━━ Source data

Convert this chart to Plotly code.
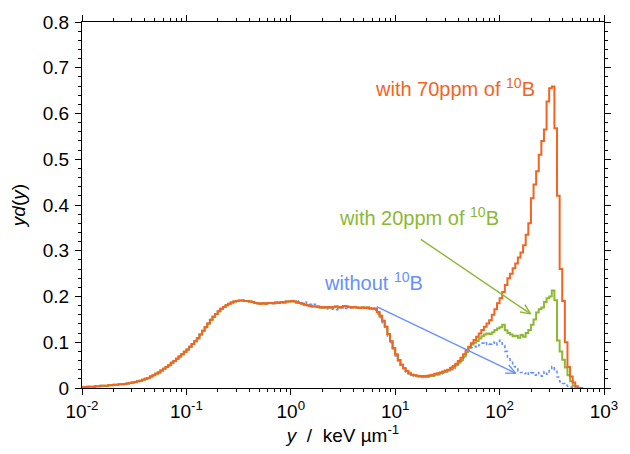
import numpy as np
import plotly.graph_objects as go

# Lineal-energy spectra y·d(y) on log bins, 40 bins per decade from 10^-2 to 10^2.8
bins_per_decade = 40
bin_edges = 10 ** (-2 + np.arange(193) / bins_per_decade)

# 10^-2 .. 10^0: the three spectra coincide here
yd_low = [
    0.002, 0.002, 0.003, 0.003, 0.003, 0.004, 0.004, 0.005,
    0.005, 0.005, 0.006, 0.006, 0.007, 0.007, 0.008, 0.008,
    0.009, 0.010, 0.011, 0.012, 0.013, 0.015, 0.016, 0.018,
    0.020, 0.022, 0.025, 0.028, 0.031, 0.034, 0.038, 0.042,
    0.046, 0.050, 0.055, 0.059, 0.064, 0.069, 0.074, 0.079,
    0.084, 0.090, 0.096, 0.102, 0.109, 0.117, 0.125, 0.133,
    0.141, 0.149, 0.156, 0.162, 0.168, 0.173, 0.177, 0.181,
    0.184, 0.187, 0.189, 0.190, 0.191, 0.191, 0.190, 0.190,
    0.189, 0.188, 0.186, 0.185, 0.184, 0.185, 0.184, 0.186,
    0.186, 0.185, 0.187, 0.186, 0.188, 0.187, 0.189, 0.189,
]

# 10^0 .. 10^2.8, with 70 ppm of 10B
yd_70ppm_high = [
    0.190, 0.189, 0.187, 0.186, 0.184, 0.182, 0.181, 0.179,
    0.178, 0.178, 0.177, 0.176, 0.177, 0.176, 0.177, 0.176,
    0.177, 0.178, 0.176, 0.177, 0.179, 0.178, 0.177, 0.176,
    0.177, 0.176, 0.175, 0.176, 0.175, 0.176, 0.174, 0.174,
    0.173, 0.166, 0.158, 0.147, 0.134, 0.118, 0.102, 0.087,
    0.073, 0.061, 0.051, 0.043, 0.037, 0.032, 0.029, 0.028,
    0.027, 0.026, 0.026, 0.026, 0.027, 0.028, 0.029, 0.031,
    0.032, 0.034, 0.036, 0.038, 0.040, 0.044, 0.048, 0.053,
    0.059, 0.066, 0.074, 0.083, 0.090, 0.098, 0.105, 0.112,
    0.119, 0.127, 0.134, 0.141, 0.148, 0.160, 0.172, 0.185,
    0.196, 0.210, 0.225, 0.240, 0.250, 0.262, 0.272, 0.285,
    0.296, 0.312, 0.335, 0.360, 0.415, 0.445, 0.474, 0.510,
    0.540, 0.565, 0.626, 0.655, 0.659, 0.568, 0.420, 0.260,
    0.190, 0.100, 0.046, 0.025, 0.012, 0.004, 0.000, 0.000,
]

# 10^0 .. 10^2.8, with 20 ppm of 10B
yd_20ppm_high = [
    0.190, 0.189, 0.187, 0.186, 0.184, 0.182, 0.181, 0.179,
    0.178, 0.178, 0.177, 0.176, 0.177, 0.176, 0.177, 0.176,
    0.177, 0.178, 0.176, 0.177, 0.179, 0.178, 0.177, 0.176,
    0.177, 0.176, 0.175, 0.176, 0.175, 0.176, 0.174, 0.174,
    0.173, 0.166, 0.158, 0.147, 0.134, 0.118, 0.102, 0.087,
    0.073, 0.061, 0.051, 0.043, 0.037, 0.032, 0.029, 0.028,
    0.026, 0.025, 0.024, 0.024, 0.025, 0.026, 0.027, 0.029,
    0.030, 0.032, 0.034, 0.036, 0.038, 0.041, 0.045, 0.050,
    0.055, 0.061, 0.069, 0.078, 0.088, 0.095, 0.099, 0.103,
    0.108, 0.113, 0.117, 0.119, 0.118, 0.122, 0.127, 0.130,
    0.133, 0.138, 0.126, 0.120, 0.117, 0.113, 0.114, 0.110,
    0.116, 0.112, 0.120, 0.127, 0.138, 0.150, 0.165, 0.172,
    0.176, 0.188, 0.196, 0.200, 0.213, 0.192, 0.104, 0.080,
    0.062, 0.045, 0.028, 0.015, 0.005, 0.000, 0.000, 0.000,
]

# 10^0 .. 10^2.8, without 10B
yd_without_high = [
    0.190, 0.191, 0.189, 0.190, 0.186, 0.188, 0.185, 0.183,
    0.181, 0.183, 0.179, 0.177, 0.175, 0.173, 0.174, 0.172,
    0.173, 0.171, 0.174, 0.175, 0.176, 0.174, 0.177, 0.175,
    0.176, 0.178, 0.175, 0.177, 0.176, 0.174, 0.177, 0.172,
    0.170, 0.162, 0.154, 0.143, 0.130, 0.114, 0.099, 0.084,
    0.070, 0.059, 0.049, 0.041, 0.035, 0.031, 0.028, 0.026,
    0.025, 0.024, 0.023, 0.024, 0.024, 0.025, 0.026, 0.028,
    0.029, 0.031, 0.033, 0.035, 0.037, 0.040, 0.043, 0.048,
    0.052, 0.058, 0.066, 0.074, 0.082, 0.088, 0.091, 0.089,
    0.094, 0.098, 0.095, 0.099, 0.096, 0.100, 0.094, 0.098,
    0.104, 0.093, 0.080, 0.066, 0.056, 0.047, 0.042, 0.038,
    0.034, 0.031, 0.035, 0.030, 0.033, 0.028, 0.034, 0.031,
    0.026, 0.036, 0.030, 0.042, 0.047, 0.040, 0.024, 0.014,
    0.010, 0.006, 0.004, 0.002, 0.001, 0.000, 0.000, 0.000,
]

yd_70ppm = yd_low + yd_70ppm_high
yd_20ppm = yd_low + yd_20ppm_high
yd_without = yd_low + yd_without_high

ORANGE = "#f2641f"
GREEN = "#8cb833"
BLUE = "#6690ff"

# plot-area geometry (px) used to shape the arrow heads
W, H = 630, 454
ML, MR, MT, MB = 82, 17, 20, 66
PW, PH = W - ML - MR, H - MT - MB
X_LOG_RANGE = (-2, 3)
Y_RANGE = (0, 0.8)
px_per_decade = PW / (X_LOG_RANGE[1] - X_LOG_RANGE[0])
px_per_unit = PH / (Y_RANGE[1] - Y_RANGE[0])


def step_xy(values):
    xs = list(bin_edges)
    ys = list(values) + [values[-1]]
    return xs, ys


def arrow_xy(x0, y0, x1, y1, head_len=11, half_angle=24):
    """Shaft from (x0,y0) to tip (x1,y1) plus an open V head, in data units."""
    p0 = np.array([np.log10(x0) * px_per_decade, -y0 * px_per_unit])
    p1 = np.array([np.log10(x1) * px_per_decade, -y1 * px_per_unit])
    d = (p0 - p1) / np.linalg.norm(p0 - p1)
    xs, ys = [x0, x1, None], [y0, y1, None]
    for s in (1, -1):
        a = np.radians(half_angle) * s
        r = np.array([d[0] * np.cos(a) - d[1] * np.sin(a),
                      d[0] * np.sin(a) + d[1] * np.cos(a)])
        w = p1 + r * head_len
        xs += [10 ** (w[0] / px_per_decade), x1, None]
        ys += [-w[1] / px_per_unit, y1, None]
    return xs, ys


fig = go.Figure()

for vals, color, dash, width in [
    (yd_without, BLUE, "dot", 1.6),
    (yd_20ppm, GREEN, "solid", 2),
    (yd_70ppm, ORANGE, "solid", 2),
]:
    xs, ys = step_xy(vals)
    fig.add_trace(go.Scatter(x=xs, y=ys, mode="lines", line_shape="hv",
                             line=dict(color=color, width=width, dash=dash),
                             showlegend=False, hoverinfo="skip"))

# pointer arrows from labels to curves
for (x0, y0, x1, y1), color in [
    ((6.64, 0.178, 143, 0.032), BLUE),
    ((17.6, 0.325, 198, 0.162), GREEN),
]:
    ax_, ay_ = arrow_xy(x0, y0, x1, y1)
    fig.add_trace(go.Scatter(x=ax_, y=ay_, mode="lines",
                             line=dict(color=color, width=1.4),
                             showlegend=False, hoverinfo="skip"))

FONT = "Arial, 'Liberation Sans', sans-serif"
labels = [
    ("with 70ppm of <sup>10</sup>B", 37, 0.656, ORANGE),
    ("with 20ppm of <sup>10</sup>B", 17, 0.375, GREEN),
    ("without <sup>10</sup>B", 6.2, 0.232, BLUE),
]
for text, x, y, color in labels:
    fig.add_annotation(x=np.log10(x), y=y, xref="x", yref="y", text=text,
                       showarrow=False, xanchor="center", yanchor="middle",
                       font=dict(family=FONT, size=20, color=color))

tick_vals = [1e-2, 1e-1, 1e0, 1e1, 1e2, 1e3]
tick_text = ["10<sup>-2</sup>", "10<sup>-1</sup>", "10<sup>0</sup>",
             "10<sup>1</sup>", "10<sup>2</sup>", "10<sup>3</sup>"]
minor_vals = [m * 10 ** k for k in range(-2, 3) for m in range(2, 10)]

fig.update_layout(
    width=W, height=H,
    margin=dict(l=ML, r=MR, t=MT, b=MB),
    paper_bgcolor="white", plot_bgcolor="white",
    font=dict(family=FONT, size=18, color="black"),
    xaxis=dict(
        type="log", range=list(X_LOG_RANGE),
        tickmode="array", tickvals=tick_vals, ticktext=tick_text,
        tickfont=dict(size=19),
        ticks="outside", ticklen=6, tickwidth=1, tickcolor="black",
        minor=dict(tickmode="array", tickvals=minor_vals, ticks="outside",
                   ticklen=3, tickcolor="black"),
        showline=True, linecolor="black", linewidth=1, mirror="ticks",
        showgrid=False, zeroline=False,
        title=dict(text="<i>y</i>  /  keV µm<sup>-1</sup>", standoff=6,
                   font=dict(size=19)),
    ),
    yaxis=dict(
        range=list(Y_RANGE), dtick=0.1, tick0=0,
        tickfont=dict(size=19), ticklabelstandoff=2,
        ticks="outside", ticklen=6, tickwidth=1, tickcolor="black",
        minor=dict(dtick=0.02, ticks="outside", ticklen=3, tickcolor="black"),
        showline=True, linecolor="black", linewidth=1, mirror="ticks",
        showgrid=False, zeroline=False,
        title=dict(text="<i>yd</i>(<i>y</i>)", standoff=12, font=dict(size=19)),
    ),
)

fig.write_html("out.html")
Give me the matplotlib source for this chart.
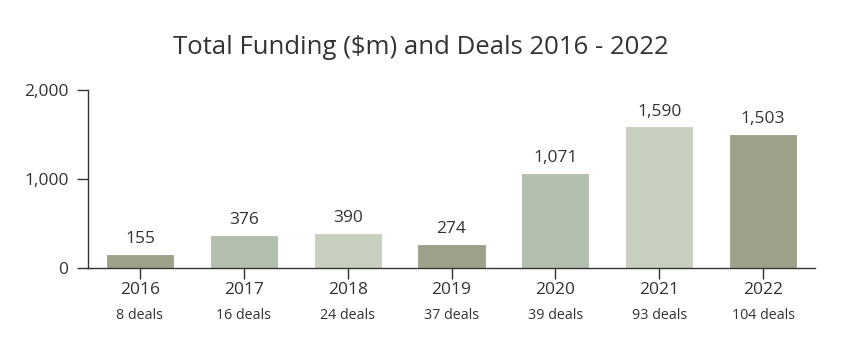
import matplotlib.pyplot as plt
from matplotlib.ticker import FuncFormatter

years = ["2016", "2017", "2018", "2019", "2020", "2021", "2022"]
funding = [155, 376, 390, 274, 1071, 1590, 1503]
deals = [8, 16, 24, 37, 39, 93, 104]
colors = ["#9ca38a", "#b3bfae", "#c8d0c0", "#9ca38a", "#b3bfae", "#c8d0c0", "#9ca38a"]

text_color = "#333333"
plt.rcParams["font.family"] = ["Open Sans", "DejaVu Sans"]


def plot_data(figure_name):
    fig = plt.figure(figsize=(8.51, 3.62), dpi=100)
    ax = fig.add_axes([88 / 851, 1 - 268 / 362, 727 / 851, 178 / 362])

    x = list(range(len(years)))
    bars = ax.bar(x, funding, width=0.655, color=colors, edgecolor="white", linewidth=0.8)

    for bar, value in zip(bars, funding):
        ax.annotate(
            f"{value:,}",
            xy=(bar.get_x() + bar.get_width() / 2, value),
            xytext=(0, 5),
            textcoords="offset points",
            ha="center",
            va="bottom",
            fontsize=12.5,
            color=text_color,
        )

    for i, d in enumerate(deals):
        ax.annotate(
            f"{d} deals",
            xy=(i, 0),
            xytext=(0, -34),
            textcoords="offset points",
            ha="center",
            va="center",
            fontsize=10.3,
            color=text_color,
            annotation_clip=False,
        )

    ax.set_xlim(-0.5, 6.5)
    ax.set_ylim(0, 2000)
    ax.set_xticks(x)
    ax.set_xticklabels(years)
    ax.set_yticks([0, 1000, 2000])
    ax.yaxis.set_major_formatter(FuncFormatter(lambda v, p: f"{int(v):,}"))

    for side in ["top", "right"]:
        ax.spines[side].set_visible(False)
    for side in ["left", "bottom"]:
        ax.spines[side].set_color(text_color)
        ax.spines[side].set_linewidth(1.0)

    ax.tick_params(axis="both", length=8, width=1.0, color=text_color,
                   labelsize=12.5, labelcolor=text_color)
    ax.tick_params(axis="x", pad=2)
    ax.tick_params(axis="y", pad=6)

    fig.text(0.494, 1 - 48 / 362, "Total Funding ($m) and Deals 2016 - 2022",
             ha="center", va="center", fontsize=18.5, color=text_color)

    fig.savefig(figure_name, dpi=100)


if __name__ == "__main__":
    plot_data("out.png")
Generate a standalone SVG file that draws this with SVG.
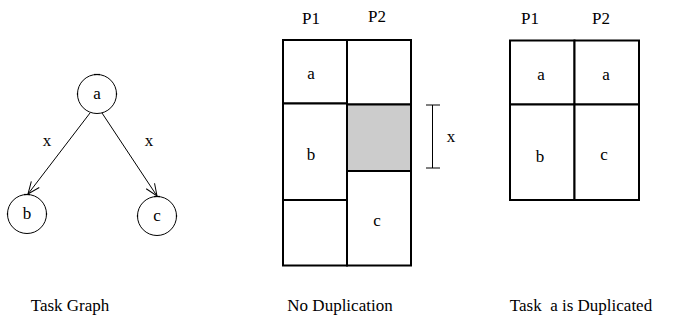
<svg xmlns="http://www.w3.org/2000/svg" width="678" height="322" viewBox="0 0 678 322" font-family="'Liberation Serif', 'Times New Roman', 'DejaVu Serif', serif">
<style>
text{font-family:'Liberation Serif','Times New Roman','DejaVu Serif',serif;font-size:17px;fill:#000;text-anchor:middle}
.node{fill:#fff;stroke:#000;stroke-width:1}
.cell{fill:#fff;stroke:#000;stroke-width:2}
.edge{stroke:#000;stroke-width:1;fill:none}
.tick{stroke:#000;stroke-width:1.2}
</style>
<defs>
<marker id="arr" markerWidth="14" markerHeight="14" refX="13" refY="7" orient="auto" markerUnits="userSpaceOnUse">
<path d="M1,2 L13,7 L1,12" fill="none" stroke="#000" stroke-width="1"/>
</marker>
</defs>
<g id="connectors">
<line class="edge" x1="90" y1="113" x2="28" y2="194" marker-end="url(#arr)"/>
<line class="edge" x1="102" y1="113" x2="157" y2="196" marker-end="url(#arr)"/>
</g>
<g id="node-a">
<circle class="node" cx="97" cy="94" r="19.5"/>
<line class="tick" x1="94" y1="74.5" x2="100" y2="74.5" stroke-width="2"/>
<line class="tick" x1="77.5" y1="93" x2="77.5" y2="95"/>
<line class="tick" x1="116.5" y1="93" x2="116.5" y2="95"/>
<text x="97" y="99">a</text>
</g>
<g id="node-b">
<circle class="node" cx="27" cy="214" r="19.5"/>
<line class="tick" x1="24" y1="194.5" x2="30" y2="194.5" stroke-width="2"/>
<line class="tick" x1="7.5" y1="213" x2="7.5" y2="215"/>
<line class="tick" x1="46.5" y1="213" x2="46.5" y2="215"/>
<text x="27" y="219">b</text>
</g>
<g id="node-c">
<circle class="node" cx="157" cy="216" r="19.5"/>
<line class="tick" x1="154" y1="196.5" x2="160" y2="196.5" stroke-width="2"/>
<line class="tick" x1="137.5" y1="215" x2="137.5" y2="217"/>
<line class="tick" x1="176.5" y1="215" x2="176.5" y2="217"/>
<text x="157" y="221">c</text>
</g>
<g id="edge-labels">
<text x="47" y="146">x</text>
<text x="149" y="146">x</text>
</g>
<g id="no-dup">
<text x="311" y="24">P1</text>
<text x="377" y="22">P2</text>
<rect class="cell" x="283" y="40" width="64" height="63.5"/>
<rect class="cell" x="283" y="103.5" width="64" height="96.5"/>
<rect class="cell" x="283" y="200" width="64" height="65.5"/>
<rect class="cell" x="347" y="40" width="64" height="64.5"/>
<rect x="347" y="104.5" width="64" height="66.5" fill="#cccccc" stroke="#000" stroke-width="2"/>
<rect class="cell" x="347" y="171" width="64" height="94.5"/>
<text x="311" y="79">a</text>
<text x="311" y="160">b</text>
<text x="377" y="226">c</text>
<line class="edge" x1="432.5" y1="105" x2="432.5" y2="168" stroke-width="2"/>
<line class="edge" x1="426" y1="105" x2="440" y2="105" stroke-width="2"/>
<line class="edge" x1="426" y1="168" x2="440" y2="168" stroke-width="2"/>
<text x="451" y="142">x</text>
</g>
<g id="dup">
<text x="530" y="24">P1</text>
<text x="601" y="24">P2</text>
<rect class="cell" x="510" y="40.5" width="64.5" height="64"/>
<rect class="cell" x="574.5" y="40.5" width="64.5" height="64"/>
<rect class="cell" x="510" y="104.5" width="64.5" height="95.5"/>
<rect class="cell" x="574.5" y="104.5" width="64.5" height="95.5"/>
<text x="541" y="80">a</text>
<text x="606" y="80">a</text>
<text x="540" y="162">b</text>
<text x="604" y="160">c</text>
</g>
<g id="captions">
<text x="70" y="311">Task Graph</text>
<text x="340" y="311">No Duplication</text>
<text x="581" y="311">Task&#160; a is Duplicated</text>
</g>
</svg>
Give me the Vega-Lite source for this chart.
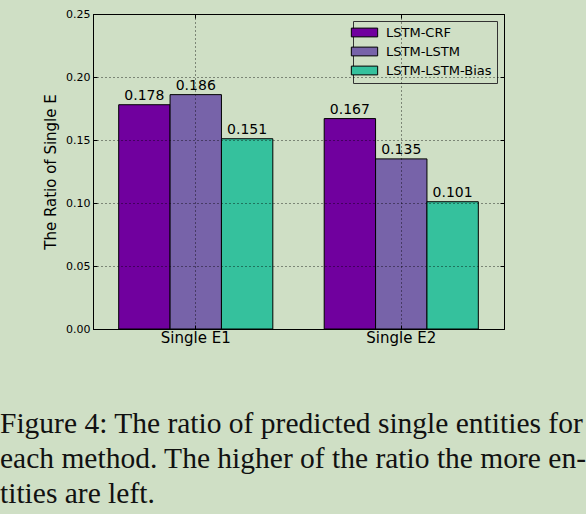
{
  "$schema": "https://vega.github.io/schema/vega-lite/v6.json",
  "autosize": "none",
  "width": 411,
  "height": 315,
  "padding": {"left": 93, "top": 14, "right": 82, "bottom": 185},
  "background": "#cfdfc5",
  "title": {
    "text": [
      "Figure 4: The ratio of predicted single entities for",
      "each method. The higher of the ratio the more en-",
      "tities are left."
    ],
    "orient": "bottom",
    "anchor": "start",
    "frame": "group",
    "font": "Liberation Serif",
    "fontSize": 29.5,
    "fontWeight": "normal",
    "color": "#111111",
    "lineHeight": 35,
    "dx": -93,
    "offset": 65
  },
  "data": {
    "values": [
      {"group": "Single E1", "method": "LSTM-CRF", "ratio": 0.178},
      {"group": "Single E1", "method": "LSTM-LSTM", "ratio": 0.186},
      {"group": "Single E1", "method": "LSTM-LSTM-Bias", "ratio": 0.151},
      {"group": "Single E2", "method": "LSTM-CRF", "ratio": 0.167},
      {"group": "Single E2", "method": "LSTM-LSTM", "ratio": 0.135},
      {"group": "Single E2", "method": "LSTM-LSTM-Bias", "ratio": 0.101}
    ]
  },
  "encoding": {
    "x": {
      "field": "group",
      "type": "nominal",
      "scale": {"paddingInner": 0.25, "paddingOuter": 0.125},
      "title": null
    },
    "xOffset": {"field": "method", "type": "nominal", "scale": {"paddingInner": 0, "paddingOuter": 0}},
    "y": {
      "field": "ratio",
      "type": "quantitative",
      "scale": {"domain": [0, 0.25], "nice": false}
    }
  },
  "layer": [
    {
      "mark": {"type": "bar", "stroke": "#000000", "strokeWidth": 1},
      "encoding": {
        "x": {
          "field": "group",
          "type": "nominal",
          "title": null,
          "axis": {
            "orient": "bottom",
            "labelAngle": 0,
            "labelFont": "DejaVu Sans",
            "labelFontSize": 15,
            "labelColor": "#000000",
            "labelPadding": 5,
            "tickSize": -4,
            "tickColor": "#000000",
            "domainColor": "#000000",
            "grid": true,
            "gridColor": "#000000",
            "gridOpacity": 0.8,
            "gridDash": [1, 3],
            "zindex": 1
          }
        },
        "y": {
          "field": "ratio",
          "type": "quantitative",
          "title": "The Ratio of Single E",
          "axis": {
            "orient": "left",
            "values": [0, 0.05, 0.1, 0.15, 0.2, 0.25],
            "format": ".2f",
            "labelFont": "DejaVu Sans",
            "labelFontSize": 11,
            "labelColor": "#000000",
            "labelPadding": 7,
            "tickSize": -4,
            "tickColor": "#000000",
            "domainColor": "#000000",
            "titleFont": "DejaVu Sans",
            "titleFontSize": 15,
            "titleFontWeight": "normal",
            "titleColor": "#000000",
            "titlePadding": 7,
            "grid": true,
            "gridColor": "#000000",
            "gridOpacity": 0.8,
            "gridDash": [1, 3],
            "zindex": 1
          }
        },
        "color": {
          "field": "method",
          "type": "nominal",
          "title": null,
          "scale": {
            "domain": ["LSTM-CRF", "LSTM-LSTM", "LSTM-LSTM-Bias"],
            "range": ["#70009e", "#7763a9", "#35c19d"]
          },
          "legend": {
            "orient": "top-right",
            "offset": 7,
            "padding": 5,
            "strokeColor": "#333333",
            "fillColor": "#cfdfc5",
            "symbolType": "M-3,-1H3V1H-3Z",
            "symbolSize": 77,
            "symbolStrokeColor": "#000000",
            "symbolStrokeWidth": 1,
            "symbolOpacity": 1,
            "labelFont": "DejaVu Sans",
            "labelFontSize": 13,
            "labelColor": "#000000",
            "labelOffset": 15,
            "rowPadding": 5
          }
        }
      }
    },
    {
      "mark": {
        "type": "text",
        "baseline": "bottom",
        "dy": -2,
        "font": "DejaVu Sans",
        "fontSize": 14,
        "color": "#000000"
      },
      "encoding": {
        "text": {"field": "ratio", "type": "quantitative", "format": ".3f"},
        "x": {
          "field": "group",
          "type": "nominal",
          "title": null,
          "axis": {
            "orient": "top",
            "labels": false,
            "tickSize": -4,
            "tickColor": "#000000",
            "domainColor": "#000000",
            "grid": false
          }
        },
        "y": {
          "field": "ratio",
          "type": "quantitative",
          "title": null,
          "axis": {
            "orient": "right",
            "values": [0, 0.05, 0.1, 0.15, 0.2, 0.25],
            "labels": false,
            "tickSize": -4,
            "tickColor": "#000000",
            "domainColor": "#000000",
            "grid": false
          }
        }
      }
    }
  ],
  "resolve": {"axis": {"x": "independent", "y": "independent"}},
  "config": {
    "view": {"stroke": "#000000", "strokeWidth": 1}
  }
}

━━━━

Work to do —
List every line above that holds the word "this".

Full response —
Convert this chart to Plotly code.
Give me the matplotlib source for this chart.
Generate a standalone SVG file that draws this with SVG.
Give me the Vega-Lite source for this chart.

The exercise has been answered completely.